Creio que este diálogo pode acessar profundas questões a serem pensadas e
trabalhadas em um setting arteterapêutico, pois se os artistas são aqueles que
têm o dom de dar forma às questões mais profundas da alma humana, suas
obras se fazem como grandes espelhos para o espectador que se propõe a dialogar
com elas.
Há pouco tempo, no
Centro Cultural Venha Conosco, Vera de Freitas e eu, oferecemos a vivência
"Conversando com Cora Coralina", a propósito do evento "Encontros de
Arteterapia" da Associação de Arteterapia do Rio de Janeiro. Na ocasião
ainda não sabíamos que dali nasceria uma proposta tão potente, que alcançaria
novos encontros. A experiência e o retorno que recebemos foram tão positivos
que decidimos dar continuidade a proposta a partir de outra artista.
Assim nasceu a
vivência "Conversando com Frida Kahlo" promovida no dia oito de
novembro.
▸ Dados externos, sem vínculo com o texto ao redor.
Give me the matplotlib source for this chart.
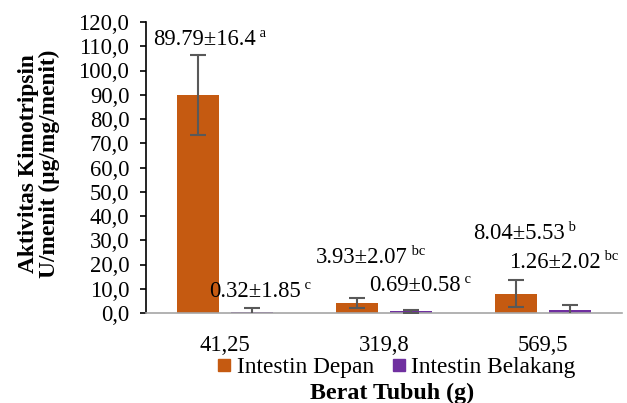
import matplotlib
matplotlib.use("Agg")
import matplotlib.pyplot as plt
import numpy as np
from matplotlib.lines import Line2D

# Data
categories = ["41,25", "319,8", "569,5"]
depan_mean = [89.79, 3.93, 8.04]
depan_sd = [16.4, 2.07, 5.53]
depan_sig = ["a", "bc", "b"]
belakang_mean = [0.32, 0.69, 1.26]
belakang_sd = [1.85, 0.58, 2.02]
belakang_sig = ["c", "c", "bc"]

yticks = np.arange(0, 121, 10)

plt.rcParams["font.family"] = ["Liberation Serif", "DejaVu Serif"]
FS = 16.3

orange = "#C55A11"
purple = "#7030A0"
err_col = "#595959"

fig = plt.figure(figsize=(6.27, 4.03), dpi=100)
ax = fig.add_axes([146 / 627, 1 - 313 / 403, 476 / 627, 291 / 403])

x = np.arange(len(categories))
w = 0.265
off = 0.17

ax.bar(x - off, depan_mean, w, color=orange, zorder=2)
ax.bar(x + off, belakang_mean, w, color=purple, zorder=2)
ax.errorbar(x - off, depan_mean, yerr=depan_sd, fmt="none", ecolor=err_col,
            elinewidth=1.5, capsize=6, capthick=1.5, zorder=3)
ax.errorbar(x + off, belakang_mean, yerr=belakang_sd, fmt="none", ecolor=err_col,
            elinewidth=1.5, capsize=6, capthick=1.5, zorder=3)

ax.set_xlim(-0.5, 2.5)
ax.set_ylim(0, 120)
ax.set_yticks(yticks)
ax.set_yticklabels([f"{v:.1f}".replace(".", ",") for v in yticks], fontsize=FS)
ax.set_xticks(x)
ax.set_xticklabels(categories, fontsize=FS)
ax.tick_params(axis="x", length=0, pad=16)
ax.tick_params(axis="y", length=4, width=1.2, direction="out", pad=8)

for s in ["top", "right"]:
    ax.spines[s].set_visible(False)
ax.spines["left"].set_color("black")
ax.spines["left"].set_linewidth(1.2)
ax.spines["bottom"].set_color("#A6A6A6")
ax.spines["bottom"].set_linewidth(1.2)

# Value labels (left edge x, vertical centre y in data units)
label_pos_depan = [(-0.454, 112.6), (0.573, 22.9), (1.561, 32.6)]
label_pos_belakang = [(-0.100, 8.9), (0.907, 11.3), (1.790, 20.8)]


def value_label(xy, mean, sd, sig):
    t = ax.text(xy[0], xy[1], f"{mean:.2f}±{sd:g}",
                fontsize=FS, ha="left", va="center", zorder=4)
    ax.annotate(" " + sig, xy=(1, 0.8), xycoords=t, fontsize=FS * 0.64,
                ha="left", va="center", zorder=4)


for xy, m, s, g in zip(label_pos_depan, depan_mean, depan_sd, depan_sig):
    value_label(xy, m, s, g)
for xy, m, s, g in zip(label_pos_belakang, belakang_mean, belakang_sd, belakang_sig):
    value_label(xy, m, s, g)

# Axis titles
fig.text(39 / 627, 1 - 164 / 403, "Aktivitas Kimotripsin\nU/menit (µg/mg/menit)",
         rotation=90, ha="center", va="center", fontsize=FS + 0.5, fontweight="bold",
         multialignment="center", linespacing=1.0)
fig.text(392 / 627, 1 - 393 / 403, "Berat Tubuh (g)", ha="center", va="center",
         fontsize=FS + 1, fontweight="bold")

handles = [Line2D([], [], marker="s", linestyle="none", markersize=9,
                  markerfacecolor=orange, markeredgecolor=orange),
           Line2D([], [], marker="s", linestyle="none", markersize=9,
                  markerfacecolor=purple, markeredgecolor=purple)]
fig.legend(handles, ["Intestin Depan", "Intestin Belakang"], loc="center",
           bbox_to_anchor=(397 / 627, 1 - 367 / 403), ncol=2, frameon=False,
           fontsize=FS + 0.5, handlelength=0.5, handletextpad=0.3, columnspacing=0.8,
           borderpad=0)

fig.savefig("out.png", dpi=100)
Frida, uma das artistas mais queridas e comentadas em nosso meio, e a
partir de sua vida e obra temos infindáveis inspirações e possibilidades para
práticas em Arteterapia. Mas pelo fato de estarmos caminhando para o final de
2019, decidimos propor para esta conversa a experimentação de uma das marcas da
obra da artista: os autorretratos.
Frida tinha o
hábito de pintar autorretratos. Dizia: "Pinto a mim mesma pois sou o
assunto que conheço melhor". Aliás, este era um dos motivos pelos quais
não acatava ser chamada de pintora surrealista pois defendia que o que pintava
era a sua realidade.
O hábito de pintar
autorretratos começou quando ainda acamada pelo acidente com um bonde,
seu pai montou uma estrutura com uma espécie de cavalete que possibilitava que
ela se visse em um espelho e pintasse deitada. O primeiro "Autorretrato com vestido de veludo" foi dado de presente ao seu namorado da época.
Desde então, se
buscarmos pelos autorretratos da artista, poderemos perceber que periodicamente
Frida se pintava, e cada autorretrato pode nos dar pistas sobre "quem era
a Frida" naquele momento. Os quadros possuem uma estrutura semelhante: seu
rosto no centro e em seu entorno aquilo que lhe era importante. A natureza, as
flores, os animais, a cultura e as vestimentas mexicanas, indumentárias
femininas e até Diego Rivera como um terceiro olho.
As expressões faciais
sutilmente variam dentre firmeza, leveza, tristeza mas sem dúvida um olhar de força.
Contemplar a variedade de autorretratos de Frida, definitivamente nos convida
para conversar.
Prática
arteterapêutica
Iniciamos a proposta
relembrando um pouco a história de Frida e estimulamos que as participantes
contemplassem alguns autorretratos que dispomos como cenografia no ambiente.
"Cada um desses autorretratos dão forma à Frida de seu tempo. O que vocês
podem ver nessas imagens?" E assim surgiram palavras como feminino,
masculino, beleza, natureza, autenticidade, força.
Em seguida lançamos a reflexão:
"Estamos chegando ao final de 2019 e a proposta é que você faça o seu
autorretrato deste ano. Para isso, pense quem era você quando iniciou 2019,
quais caminhos você percorreu, o que aprendeu, o que errou, o que acertou, o
que sentiu, o que viveu? Quem é você que conclui este ano que foi tão intenso
para cada um de nós e para o coletivo?"
Já tenho por
hábito lançar esta proposta a cada final de ano aos meus pacientes, pois
acredito que este é um momento valioso para autorreflexão e avaliação da
construção do caminho de cada sujeito que se pensa em um processo terapêutico.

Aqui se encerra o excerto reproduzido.